DOES AMERICAN PSYCHIATRY MATTER?
DOES AMERICAN PSYCHIATRY MATTER?
The blogmeister of 1boringoldman.com has done it again. A semi-retired psychiatrist in rural Georgia, he has done more than anyone to document the follies and the ethical challenges of contemporary American psychiatry. His site is required reading for all who care about behavioral health issues.
In his latest posting he compared the domain of American psychiatry to Yugoslavia. Cast Melvin Sabshin as Marshal Tito. Sabshin was the medical director of the American Psychiatric Association in the late 1970s, the period leading up to DSM-III. Tito and Sabshin each strong-armed a confederation of sorts but failed to deal with the conflicts beneath the surface. Both leaders were faced with the prospect of their domains disintegrating – Tito’s at the hands of Moscow and Sabshin’s at the hands of insurance companies. Both persuaded wary stakeholders to sign on to a compromise, for want of anything better and fearing a worse outcome.
The domain of psychiatry hasn’t yet reached the stage of ethnic cleansing and genocide that we saw in Yugoslavia after Tito’s death, but it is well on the way. One only has to look at the vicious response of the American Psychiatric Association leaders to Allen Frances and other critics of DSM-5. The APA president in 2009, Alan Schatzberg from Stanford, went out of his way to smear Dr. Frances and Robert Spitzer, the architects of DSM-IV and DSM-III because he had no credible scientific response to their criticisms of the directions DSM-5 is taking. He was joined in this low act by David Kupfer and Darrel Regier, who are directing the DSM-5 effort. Where is the comity, Comrades? Where are the shared values? Why is the APA holed up in a bunker?
Then we have the unsavory sight of the APA lawyers threatening a blogfrauchen in the U.K. with a SLAPP lawsuit for alleged infringement on the APA’s intellectual property – as though the APA owns psychiatric classification! Talk about chutzpah. So now the confederation Sabshin cobbled together is breaking up and the stakeholders are starting to go their separate ways – psychologists, counselors, social workers, patient advocacy groups, even many psychiatrists. Christopher Lane in Psychology Today has said American psychiatry is facing “Civil War” over its diagnostic manual. Even an international psychiatric journal like British Journal of Psychiatry is distancing itself from DSM-5 and there is talk of abandoning DSM-5 for the next ICD classification.

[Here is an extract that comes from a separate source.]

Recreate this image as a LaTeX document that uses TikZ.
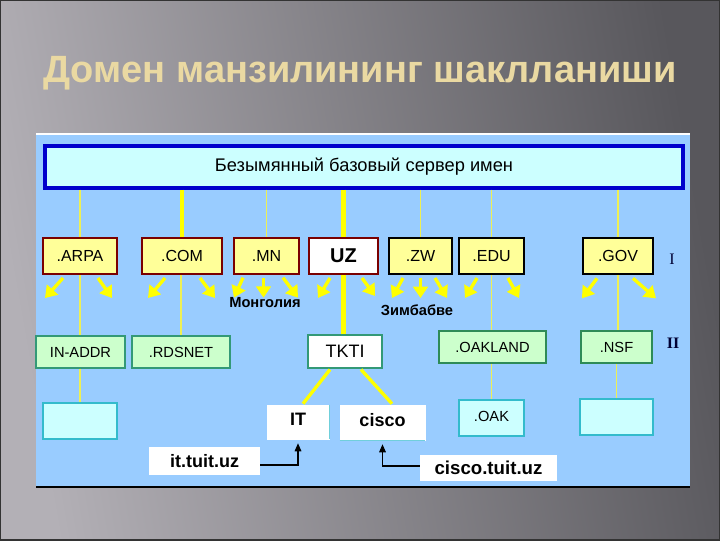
\documentclass[tikz,border=0pt]{standalone}
\usepackage{fontspec}
\setmainfont{Liberation Sans}
\newfontfamily\serifx{Liberation Serif}
\usetikzlibrary{arrows.meta,calc}
\definecolor{bgL}{HTML}{B3B0B6}
\definecolor{bgR}{HTML}{58575C}
\definecolor{panel}{HTML}{99CCFF}
\definecolor{topfill}{HTML}{CCFFFF}
\definecolor{topline}{HTML}{0000CC}
\definecolor{lvlA}{HTML}{FFFF99}
\definecolor{brown}{HTML}{7A0000}
\definecolor{greenfill}{HTML}{CCFFCC}
\definecolor{greenline}{HTML}{339977}
\definecolor{darkgreen}{HTML}{2E8B57}
\definecolor{cyanline}{HTML}{33BBCC}
\definecolor{yel}{HTML}{FFFF00}
\definecolor{yelthin}{HTML}{EEF055}
\definecolor{titlecol}{HTML}{EAD9A2}
\definecolor{navy}{HTML}{000033}
\begin{document}
\begin{tikzpicture}[x=0.75pt,y=-0.75pt,
  bx/.style={rectangle, draw, inner sep=0pt, anchor=center},
  lvlone/.style={bx, fill=lvlA, line width=1.5pt, font=\fontsize{12}{13}\selectfont},
  lvltwo/.style={bx, fill=greenfill, draw=greenline, line width=1pt, font=\fontsize{11}{12}\selectfont},
  lvlthree/.style={bx, fill=topfill, draw=cyanline, line width=1.5pt, font=\fontsize{11}{12}\selectfont},
  whitebox/.style={bx, fill=white, draw=greenline, line width=0.8pt},
  thickline/.style={yel, line width=3.5pt},
  thinline/.style={yelthin, line width=1.3pt},
  yarrow/.style={yel, line width=2.5pt, -{Triangle[length=8.5pt,width=11pt]}},
  barrow/.style={black, line width=0.8pt, -{Triangle[length=6pt,width=5pt]}},
  captext/.style={font=\bfseries\fontsize{11}{12}\selectfont}
]
\useasboundingbox (0,0) rectangle (720,540);
\shade[left color=bgL, right color=bgR, shading angle=100] (0,0) rectangle (720,540);
\draw[black!80, line width=1.5pt] (0,0) rectangle (720,540);
\node[font=\bfseries\fontsize{28.5}{32}\selectfont, text=titlecol] (title) at (360,73) {Домен манзилининг шаклланиши};
% panel
\fill[panel] (36,134) rectangle (690,488);
\draw[white, line width=1.5pt] (36,134) -- (690,134);
\draw[black, line width=1pt] (36,487) -- (690,487);
% top box
\node[bx, fill=topfill, draw=topline, line width=2.5pt, minimum width=478.5pt, minimum height=31.5pt, font=\fontsize{13.7}{15}\selectfont] (top) at (364,167) {Безымянный базовый сервер имен};
% level 1
\node[lvlone, draw=brown, minimum width=55.5pt, minimum height=27pt] (arpa) at (80,256) {.ARPA};
\node[lvlone, draw=brown, minimum width=60pt, minimum height=27pt] (com) at (182,256) {.COM};
\node[lvlone, draw=brown, line width=1pt, minimum width=48.75pt, minimum height=27pt] (mn) at (266.5,256) {.MN};
\node[bx, fill=white, draw=brown, line width=1.5pt, minimum width=51.75pt, minimum height=27pt, font=\bfseries\fontsize{15}{16}\selectfont] (uz) at (343.5,256) {UZ};
\node[lvlone, draw=black, minimum width=47.25pt, minimum height=27pt] (zw) at (420.5,256) {.ZW};
\node[lvlone, draw=black, minimum width=48.75pt, minimum height=27pt] (edu) at (491.5,256) {.EDU};
\node[lvlone, draw=black, line width=2pt, minimum width=52.5pt, minimum height=27pt] (gov) at (618,256) {.GOV};
\node[font=\serifx\fontsize{12}{14}\selectfont, text=navy] (lI) at (672,259) {I};
% level 2
\node[lvltwo, minimum width=66.75pt, minimum height=24pt] (inaddr) at (80.5,352) {IN-ADDR};
\node[lvltwo, minimum width=73.5pt, minimum height=24pt] (rdsnet) at (181,352) {.RDSNET};
\node[whitebox, minimum width=55.5pt, minimum height=24.75pt, font=\fontsize{13.5}{14}\selectfont] (tkti) at (345,351.5) {TKTI};
\node[lvltwo, draw=darkgreen, line width=2pt, minimum width=80.25pt, minimum height=24pt] (oakland) at (492.5,347) {.OAKLAND};
\node[lvltwo, draw=darkgreen, line width=2pt, minimum width=53.25pt, minimum height=24pt] (nsf) at (616.5,347) {.NSF};
\node[font=\serifx\bfseries\fontsize{12}{14}\selectfont, text=navy] (lII) at (673,343) {II};
% level 3
\node[lvlthree, minimum width=55.5pt, minimum height=27pt] (e1) at (80,421) {};
\node[bx, fill=white, draw=white, minimum width=46.5pt, minimum height=25.5pt, font=\bfseries\fontsize{13.5}{14}\selectfont] (it) at (298,422) {\raisebox{4pt}{IT}\hspace{10pt}};
\node[bx, fill=white, draw=white, minimum width=63.75pt, minimum height=26.25pt, font=\bfseries\fontsize{13.5}{14}\selectfont] (cisco) at (382.5,422.5) {\raisebox{4pt}{cisco}\hspace{3pt}};
\draw[cyanline!70, line width=1pt] (it.north east) -- (it.south east);
\draw[cyanline!70, line width=1pt] (cisco.south west) -- (cisco.south east);
\node[lvlthree, line width=1pt, minimum width=48.75pt, minimum height=27pt] (oak) at (491.5,418) {\raisebox{2pt}{.OAK}};
\node[lvlthree, minimum width=54.75pt, minimum height=27pt] (e2) at (616.5,417) {};
% labels
\node[bx, fill=white, draw=none, minimum width=83.25pt, minimum height=21pt, font=\bfseries\fontsize{13.5}{14}\selectfont] (ittuit) at (204.5,461) {it.tuit.uz};
\node[bx, fill=white, draw=none, minimum width=102.75pt, minimum height=19.5pt, font=\bfseries\fontsize{14}{15}\selectfont] (ciscotuit) at (488.5,468) {cisco.tuit.uz\hspace{10pt}};
% connectors
\draw[thinline] (top.south -| arpa.north) -- (arpa.north);
\draw[thinline] (arpa.south) -- (inaddr.north -| arpa.south);
\draw[thinline] (inaddr.south -| e1.north) -- (e1.north);
\draw[thickline] (top.south -| com.north) -- (com.north);
\draw[thinline] (com.south -| rdsnet.north) -- (rdsnet.north);
\draw[thinline] (top.south -| mn.north) -- (mn.north);
\draw[thickline] (top.south -| uz.north) -- (uz.north);
\draw[thickline] (uz.south) -- (tkti.north -| uz.south);
\draw[thinline] (top.south -| zw.north) -- (zw.north);
\draw[thinline] (top.south -| edu.north) -- (edu.north);
\draw[thinline] (edu.south) -- (oakland.north -| edu.south);
\draw[thinline] (oakland.south -| oak.north) -- (oak.north);
\draw[thinline] (top.south -| gov.north) -- (gov.north);
\draw[thinline] (gov.south) -- (nsf.north -| gov.south);
\draw[thinline] (nsf.south -| e2.north) -- (e2.north);
\draw[yel, line width=2.5pt] ($(tkti.south)+(-15,1)$) -- ($(it.north)+(5,-1)$);
\draw[yel, line width=2.5pt] ($(tkti.south)+(16,1)$) -- ($(cisco.north)+(9.5,-1)$);
% yellow arrows
\foreach \n/\a/\b/\c/\d in {arpa/-17/-35/18/32, com/-17/-34/18/33, edu/-14.5/-26.5/16.5/27.5, gov/-21/-36/15/38}{
  \draw[yarrow] ($(\n.south)+(\a,3)$) -- ($(\n.south)+(\b,23)$);
  \draw[yarrow] ($(\n.south)+(\c,3)$) -- ($(\n.south)+(\d,23)$);
}
\draw[yarrow] ($(mn.south)+(-23.5,3)$) -- ($(mn.south)+(-32.5,23)$);
\draw[yarrow] ($(mn.south)+(-3,3)$) -- ($(mn.south)+(-3,23)$);
\draw[yarrow] ($(mn.south)+(16.5,3)$) -- ($(mn.south)+(31.5,23)$);
\draw[yarrow] ($(uz.south)+(-13.5,3)$) -- ($(uz.south)+(-25.5,23)$);
\draw[yarrow] ($(uz.south)+(18.5,3)$) -- ($(uz.south)+(31.5,21)$);
\draw[yarrow] ($(zw.south)+(-17.5,3)$) -- ($(zw.south)+(-28.5,23)$);
\draw[yarrow] ($(zw.south)+(0,3)$) -- ($(zw.south)+(0,23)$);
\draw[yarrow] ($(zw.south)+(14.5,3)$) -- ($(zw.south)+(26.5,23)$);
\node[captext] (mong) at (265,303) {Монголия};
\node[captext] (zimb) at (417,310) {Зимбабве};
% black arrows
\draw[barrow] ([yshift=-3pt]ittuit.east) -| ([yshift=-3pt]it.south);
\draw[barrow] ([yshift=1.5pt]ciscotuit.west) -| ([yshift=-3pt]cisco.south);
\end{tikzpicture}
\end{document}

Why is American psychiatry self destructing? Because the grand bargain forged in 1980 with DSM-III was a sham from the get-go and the promised benefits of diagnostic reliability have not materialized. They knew all along that reliability was a poor substitute for validity, but they settled for half a loaf. That compromise led us into the epistemologic quagmire of today, where there is no solid ground for clinical decisions or clinical research progress or drug development. A stunning absence from the DSMs to date is any statement about treatment. That compromise also led us to diagnostic inflation, which Pharma embraced. Pharma quickly filled the vacuum with experimercials that pretended to be real clinical science, and in the process diverted precious clinical research infrastructure away from genuinely important questions. Just look at the clinical trials er, experimercials, mill operating out of Massachusetts General Hospital at Harvard University.
What lies ahead? Stakeholders are going to vote with their feet. DSM-5 is likely to be a footnote in the history of psychiatric classification. The APA will become even less relevant than it is today, much like the American Medical Association, which now commands the loyalty of maybe 30% of U.S. physicians. Mel Sabshin will turn in his grave, the APA will lose revenue, ICD-11 will become the dominant classification of psychiatric disorders, and the quagmire will continue until a new synthesis arises from the ashes. If Yugoslavia is any kind of model, don’t hold your breath.